Audition by Michael Shurtleff - Relationships

The following is the first in a series of twelve articles based upon the twelve guideposts listed in Audition: Everything an Actor Needs to Know to Get the Part by Michael Shurtleff. The author was the casting director for many of David Merrick's Broadway productions. He also worked with Bob Fosse and Andrew Lloyd Webber. His book is known as the actor’s bible. If you take a college acting class, it will likely be required reading. While Shurtleff’s book is aimed at actors, his principles are beneficial to both authors and directors as well. This series is geared toward authors.

Relationships

An author’s life can be a difficult one in many respects. It is a career replete with rejection. With the regular merging of publishing houses, competition is fierce.
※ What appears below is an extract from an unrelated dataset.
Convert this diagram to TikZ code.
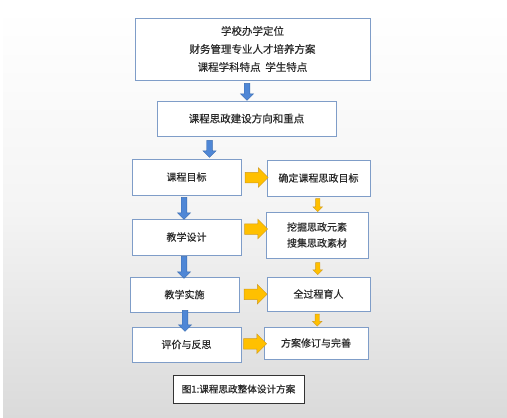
\documentclass[tikz,border=0pt]{standalone}
\usepackage{fontspec}
\newfontfamily\cjk[FakeBold=0.4]{Noto Sans CJK SC}
\usetikzlibrary{shapes.arrows,calc}
\definecolor{boxline}{HTML}{7F9DC8}
\definecolor{txt}{HTML}{2A2A2A}
\definecolor{bluefill}{HTML}{4F87D6}
\definecolor{blueline}{HTML}{3A6CB0}
\definecolor{orfill}{HTML}{FFC000}
\definecolor{orline}{HTML}{D09A20}
\definecolor{bgbot}{HTML}{DADADA}
\tikzset{
  box/.style={draw=boxline, line width=0.9pt, fill=white, text=txt, align=center,
    font=\cjk\fontsize{10}{18}\selectfont, inner sep=0pt, outer sep=0pt},
  capbox/.style={draw=black!80, line width=0.8pt, fill=white, text=txt,
    font=\cjk\fontsize{9.6}{12}\selectfont, inner sep=0pt},
  barrow/.style={single arrow, draw=blueline, fill=bluefill, line width=0.4pt,
    inner sep=2.6pt, single arrow head extend=3.8pt, minimum height=#1, rotate=-90},
  oarrow/.style={single arrow, draw=orline, fill=orfill, line width=0.5pt,
    inner sep=5pt, single arrow head extend=4.5pt, minimum height=#1},
  soarrow/.style={single arrow, draw=orline, fill=orfill, line width=0.4pt,
    inner sep=2pt, single arrow head extend=2.6pt, minimum height=#1, rotate=-90}
}
\begin{document}
\begin{tikzpicture}[x=1pt,y=1pt]
\useasboundingbox (0,0) rectangle (507,-418);
\fill[white] (0,0) rectangle (507,-418);
\shade[top color=white, bottom color=bgbot, middle color=white!70!bgbot] (3,-8) rectangle (507,-418);

\node[box, minimum width=235pt, minimum height=62pt, font=\cjk\fontsize{10.5}{18}\selectfont] (b1) at (252.5,-49)
  {学校办学定位\\财务管理专业人才培养方案\\课程学科特点\ \ 学生特点};
\node[box, minimum width=179pt, minimum height=35pt, font=\cjk\fontsize{10.5}{14}\selectfont] (b2) at (246.5,-118.5) {课程思政建设方向和重点};
\node[box, minimum width=109pt, minimum height=36pt] (b3) at (186.5,-177) {课程目标};
\node[box, minimum width=109pt, minimum height=36pt] (b4) at (186.5,-237) {教学设计};
\node[box, minimum width=109pt, minimum height=35pt] (b5) at (184.5,-294.5) {教学实施};
\node[box, minimum width=109pt, minimum height=35pt] (b6) at (186.5,-344.5) {评价与反思};

\node[box, minimum width=103pt, minimum height=36pt] (ra) at (318.5,-178) {确定课程思政目标};
\node[box, minimum width=102pt, minimum height=46pt, font=\cjk\fontsize{10}{16}\selectfont] (rb) at (317,-235) {挖掘思政元素\\搜集思政素材};
\node[box, minimum width=103pt, minimum height=34pt] (rc) at (318.5,-294) {全过程育人};
\node[box, minimum width=104pt, minimum height=32pt] (rd) at (316,-343) {方案修订与完善};

\node[capbox, minimum width=131pt, minimum height=28pt] (cap) at (238.5,-389) {图1:课程思政整体设计方案};

% blue arrows
\node[barrow=17pt] (a1) at ($(b1.south)!.5!(b2.north)+(-2.5,0)$) {};
\node[barrow=17pt] (a2) at ($(b2.south)!.5!(b3.north)+(-7,0)$) {};
\node[barrow=22pt] (a3) at ($(b3.south)!.5!(b4.north)+(-2.5,0)$) {};
\node[barrow=22pt] (a4) at ($(b4.south)!.5!(b5.north)+(-1.5,0)$) {};
\node[barrow=21pt] (a5) at ($(b5.south)!.5!(b6.north)+(-0.5,0)$) {};

% orange arrows
\node[oarrow=23pt] (o1) at ($(b3.east)!.5!(ra.west)$) {};
\node[oarrow=23pt] (o2) at ($(b4.east)!.5!(rb.west)+(0,7)$) {};
\node[oarrow=23pt] (o3) at ($(b5.east)!.5!(rc.west)$) {};
\node[oarrow=23pt] (o4) at ($(b6.east)!.5!(rd.west)$) {};

\node[soarrow=13pt] (s1) at ($(ra.south)!.5!(rb.north)$) {};
\node[soarrow=12pt] (s2) at ($(rb.south)!.5!(rc.north)$) {};
\node[soarrow=12pt] (s3) at ($(rc.south)!.5!(rd.north)$) {};
\end{tikzpicture}
\end{document}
Authors must maintain their language skills, enhance their creativity and balance this and all other aspects of the writing life with every other facet of their lives.

Actors must audition before producers and casting directors to get their roles. Authors must query publishers to get their publishing contracts. Shurtleff believes that actors waste a lot of time in their auditions searching for another character. He recommends they use themselves. It’s impossible to create a fully developed character in the ten minutes or less in which actors have to study the lines they are about to rehearse in an audition. While authors can take as long as they want to craft a scene and create a believable character, it makes sense to put themselves into their characters. The nature of storytelling requires characters to be put in extraordinary circumstances. Some refer to the initial scenario in which the character is thrust out of his or her ordinary course of life circumstances as an inciting incident. This is a great starting point for authors to write what they know and put themselves into the character. How would you, the author, react to this extraordinary circumstance in which you have just thrust your character? Characters can digress from the author as they develop.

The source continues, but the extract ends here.